A recent article at CNN Entertainment presents some disturbing viewer reactions to James Cameron’s Avatar. In a piece titled “Audiences experience ‘Avatar’ blues,” Jo Piazza reports that some audience members have become seriously depressed and even suicidal after watching the film when contrasting the real-world situation of Earth with the beauty of the science fiction/fantasy world of the moon Pandora where Avatar‘s story unfolds:
On the fan forum site “Avatar Forums,” a topic thread entitled “Ways to cope with the depression of the dream of Pandora being intangible,” has received more than 1,000 posts from people experiencing depression and fans trying to help them cope. The topic became so popular last month that forum administrator Philippe Baghdassarian had to create a second thread so people could continue to post their confused feelings about the movie.
“I wasn’t depressed myself. In fact the movie made me happy ,” Baghdassarian said. “But I can understand why it made people depressed. The movie was so beautiful and it showed something we don’t have here on Earth. I think people saw we could be living in a completely different world and that caused them to be depressed.”
In some ways this situation is not difficult to understand. Presenting utopian (as well as dystopian) worlds has long been a facet of science fiction. Beyond this, as I’ve mentioned previously in discussing the work of Roger Aden’s Popular Stories and Promised Lands: Fan Cultures and Symbolic Pilgrimages (The University of Alabama Press, 1999), interaction with the fantastic through literature, television and film provides individuals with an opportunity to transcend the habitus of our daily lives in order to immerse themselves in alternative worlds of possibility. These journeys may be understood as functioning as a symbolic pilgrimage, and in some circumstances literal pilgrimage of a quasi-religious or sacred nature, as has been argued about some fans in connection with their participation at Star Trek conventions.

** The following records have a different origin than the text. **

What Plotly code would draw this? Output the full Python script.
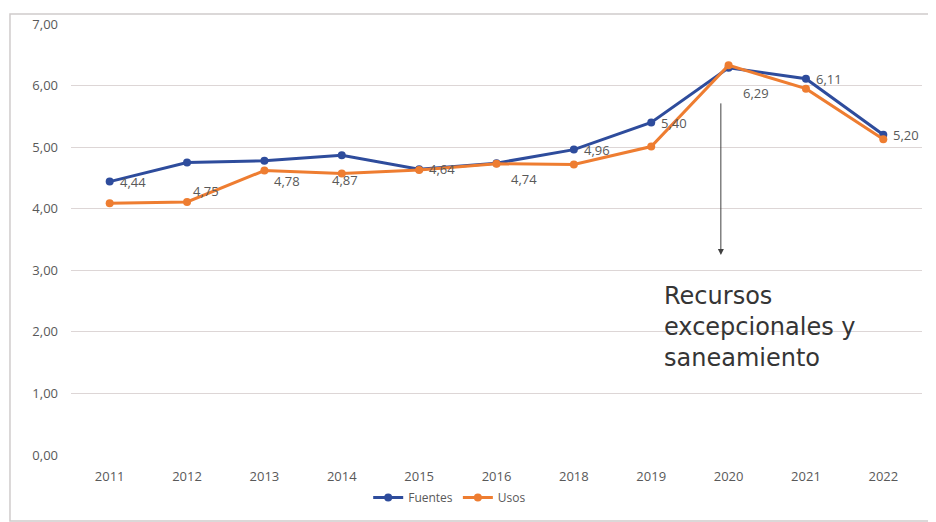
import plotly.graph_objects as go

years = ["2011", "2012", "2013", "2014", "2015", "2016", "2018", "2019", "2020", "2021", "2022"]
fuentes = [4.44, 4.75, 4.78, 4.87, 4.64, 4.74, 4.96, 5.40, 6.29, 6.11, 5.20]
usos = [4.09, 4.11, 4.62, 4.57, 4.63, 4.73, 4.72, 5.01, 6.33, 5.95, 5.13]
y_ticks = [0, 1, 2, 3, 4, 5, 6, 7]
y_ticklabels = ["0,00", "1,00", "2,00", "3,00", "4,00", "5,00", "6,00", "7,00"]

BLUE = "#2E4C9C"
ORANGE = "#EE7D31"
GRAY = "#595959"

# label offsets (pixels) for the data labels of Fuentes
label_dx = [8, 4, 8, -12, 8, 12, 8, 8, 12, 8, 8]
label_dy = [0, -28, -20, -25, 0, -16, 0, 0, -25, 0, 0]

fig = go.Figure()
fig.add_trace(go.Scatter(x=years, y=fuentes, name="Fuentes", mode="lines+markers",
                         line=dict(color=BLUE, width=3), marker=dict(size=8, color=BLUE)))
fig.add_trace(go.Scatter(x=years, y=usos, name="Usos", mode="lines+markers",
                         line=dict(color=ORANGE, width=3), marker=dict(size=8, color=ORANGE)))

for i, (yr, v) in enumerate(zip(years, fuentes)):
    fig.add_annotation(x=i, y=v, text=f"{v:.2f}".replace(".", ","), showarrow=False,
                       xanchor="left", yanchor="middle", xshift=label_dx[i], yshift=label_dy[i],
                       font=dict(family="Open Sans", size=13, color=GRAY))

# arrow
fig.add_annotation(x=7.9, y=3.25, ax=0, ay=-153, showarrow=True, arrowhead=2, arrowsize=1.2,
                   arrowwidth=1, arrowcolor="#404040", text="")
fig.add_annotation(xref="paper", yref="paper", x=0.695, y=0.405, xanchor="left", yanchor="top",
                   align="left", showarrow=False,
                   text="Recursos<br>excepcionales y<br>saneamiento",
                   font=dict(family="DejaVu Sans", size=24, color="#353535"))

fig.add_shape(type="rect", xref="paper", yref="paper", x0=-0.0717, x1=1.015, y0=-0.153, y1=1.023,
              line=dict(color="#D0CBCB", width=1.5), fillcolor="rgba(0,0,0,0)", layer="below")

fig.update_layout(
    width=928, height=514,
    margin=dict(l=63, r=14, t=16, b=67, autoexpand=False),
    paper_bgcolor="white", plot_bgcolor="white",
    font=dict(family="Open Sans", size=12, color=GRAY),
    showlegend=True,
    legend=dict(orientation="h", x=0.445, xanchor="center", y=-0.065, yanchor="top",
                font=dict(size=12, color=GRAY), itemwidth=30, tracegroupgap=0,
                bgcolor="rgba(0,0,0,0)"),
    xaxis=dict(type="category", showgrid=False, showline=False, ticks="", automargin=False,
               tickfont=dict(size=13, color=GRAY), range=[-0.5, 10.5], ticklabelstandoff=12),
    yaxis=dict(range=[0, 7], tickvals=y_ticks, ticktext=y_ticklabels, showgrid=True, automargin=False,
               gridcolor="#DDD6D6", gridwidth=1, zeroline=False, showline=False,
               tickfont=dict(size=13, color=GRAY), ticklabelstandoff=12),
)

fig.write_html("out.html")
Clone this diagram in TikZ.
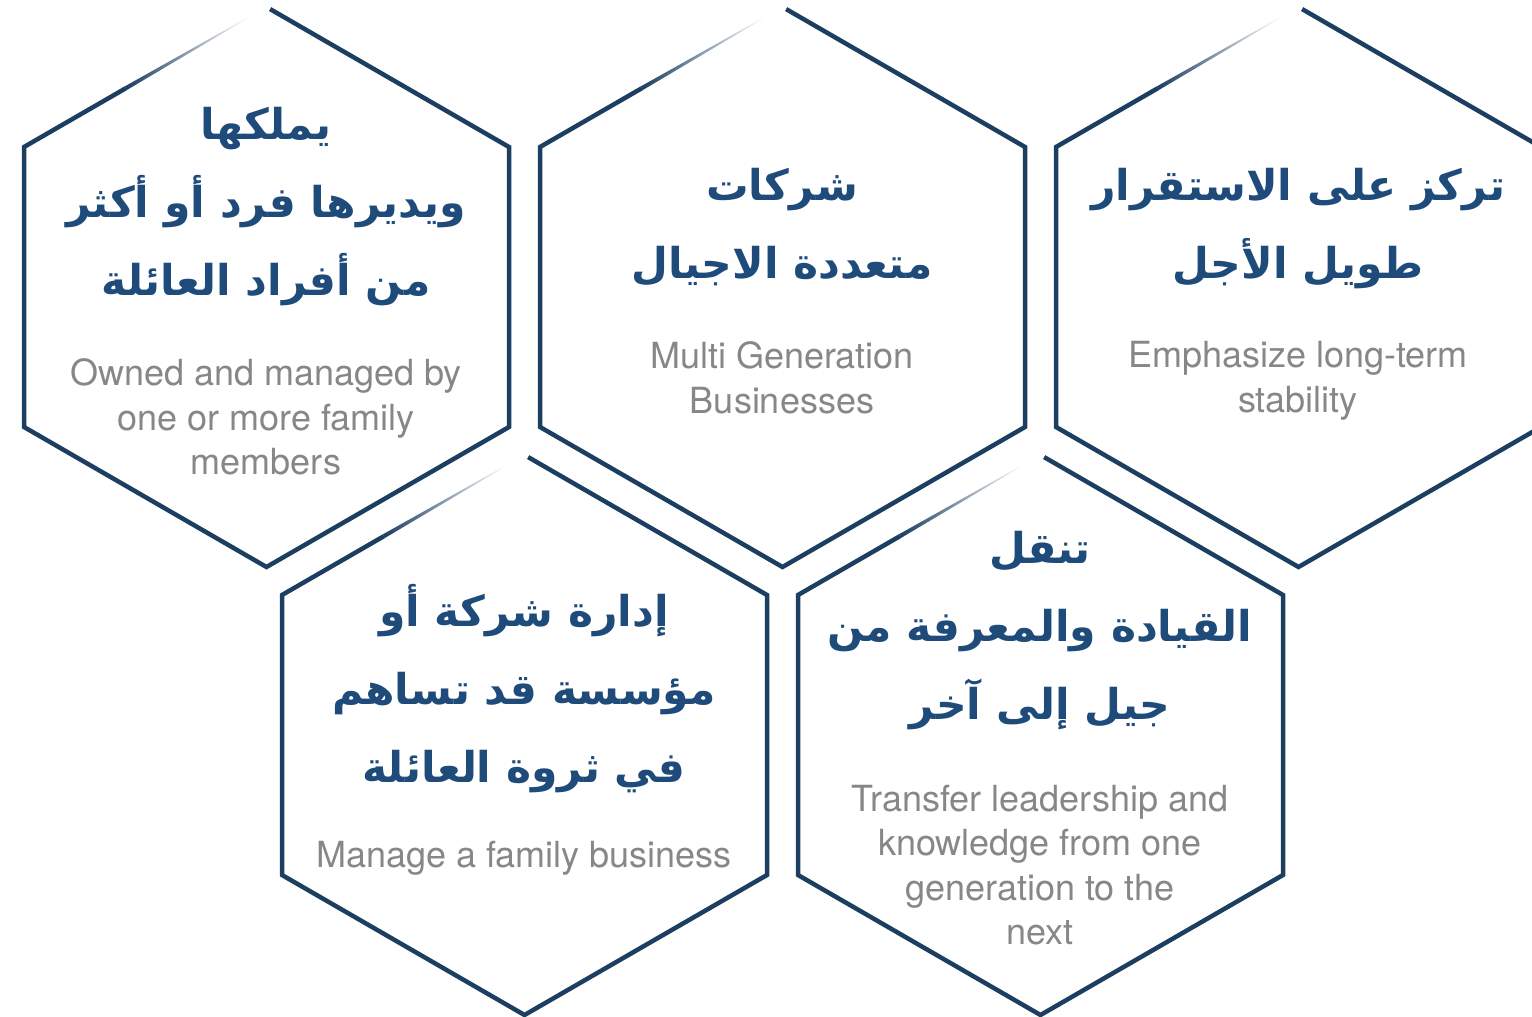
\documentclass[tikz,border=0pt]{standalone}
\usepackage{fontspec}
\setmainfont{TeX Gyre Heros}
\newfontfamily\arabicfont[Script=Arabic]{DejaVu Sans}
\TeXXeTstate=1
\usetikzlibrary{calc}
\definecolor{hexline}{RGB}{27,62,97}
\definecolor{artext}{RGB}{31,75,122}
\definecolor{entext}{RGB}{135,135,135}
\tikzset{
  hexedge/.style={draw=hexline, line width=4.5pt, line join=miter, line cap=butt},
  hexfade/.style={left color=hexline, middle color=hexline!75!white, right color=white, draw=none},
  artxt/.style={font=\arabicfont\bfseries\fontsize{42.5}{78}\selectfont, text=artext, align=center, inner sep=0pt},
  entxt/.style={font=\fontsize{36}{44.5}\selectfont, text=entext, align=center, inner sep=0pt}
}
\newcommand\hexcell[3]{%
  \coordinate (#1T) at (#2,{#3-280});
  \coordinate (#1UR) at ({#2+242.5},{#3-140});
  \coordinate (#1LR) at ({#2+242.5},{#3+140});
  \coordinate (#1B) at (#2,{#3+280});
  \coordinate (#1LL) at ({#2-242.5},{#3+140});
  \coordinate (#1UL) at ({#2-242.5},{#3-140});
  \draw[hexedge] ($(#1T)!0.015!(#1UR)$) -- (#1UR) -- (#1LR) -- (#1B) -- (#1LL) -- (#1UL) -- ($(#1UL)!0.42!(#1T)$);
  \shade[hexfade] ($(#1UL)!0.42!(#1T)+(1.05,1.82)$) -- ($(#1UL)!0.42!(#1T)-(1.05,1.82)$)
     -- ($(#1UL)!0.93!(#1T)-(0.2,0.35)$) -- ($(#1UL)!0.93!(#1T)+(0.2,0.35)$) -- cycle;
}
\begin{document}
\begin{tikzpicture}[x=1pt,y=-1pt]
\useasboundingbox (0,0) rectangle (1532,1017);
\hexcell{h1}{266.5}{287}
\hexcell{h2}{782.5}{287}
\hexcell{h3}{1298.5}{287}
\hexcell{h4}{524.5}{735}
\hexcell{h5}{1040.5}{735}

\node[artxt] (a1) at (266,207) {\beginR يملكها\endR\\\beginR ويديرها فرد أو أكثر\endR\\\beginR من أفراد العائلة\endR};
\node[entxt] (e1) at (266,417) {Owned and managed by\\one or more family\\members};

\node[artxt] (a2) at (782,227) {\beginR شركات\endR\\\beginR متعددة الاجيال\endR};
\node[entxt] (e2) at (782,378) {Multi Generation\\Businesses};

\node[artxt] (a3) at (1298,229) {\beginR تركز على الاستقرار\endR\\\beginR طويل الأجل\endR};
\node[entxt] (e3) at (1298,381) {Emphasize long-term\\stability};

\node[artxt] (a4) at (524,689) {\beginR إدارة شركة أو\endR\\\beginR مؤسسة قد تساهم\endR\\\beginR في ثروة العائلة\endR};
\node[entxt] (e4) at (524,858) {Manage a family business};

\node[artxt] (a5) at (1040,631) {\beginR تنقل\endR\\\beginR القيادة والمعرفة من\endR\\\beginR جيل إلى آخر\endR};
\node[entxt] (e5) at (1040,865) {Transfer leadership and\\knowledge from one\\generation to the\\next};
\end{tikzpicture}
\end{document}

But while some fan reactions to Avatar and Pandora might be understandable at the levels of utopian thinking and the escape from the habitus, it is also tragic in that some are so depressed about the actual rather than the virtual world that they consider suicide. Perhaps the best kind of utopian thinking about imaginative realms is that which we not only yearn for but are also willing to work toward in making it a reality rather than contemplating the end of life because the ideal has not been made concrete.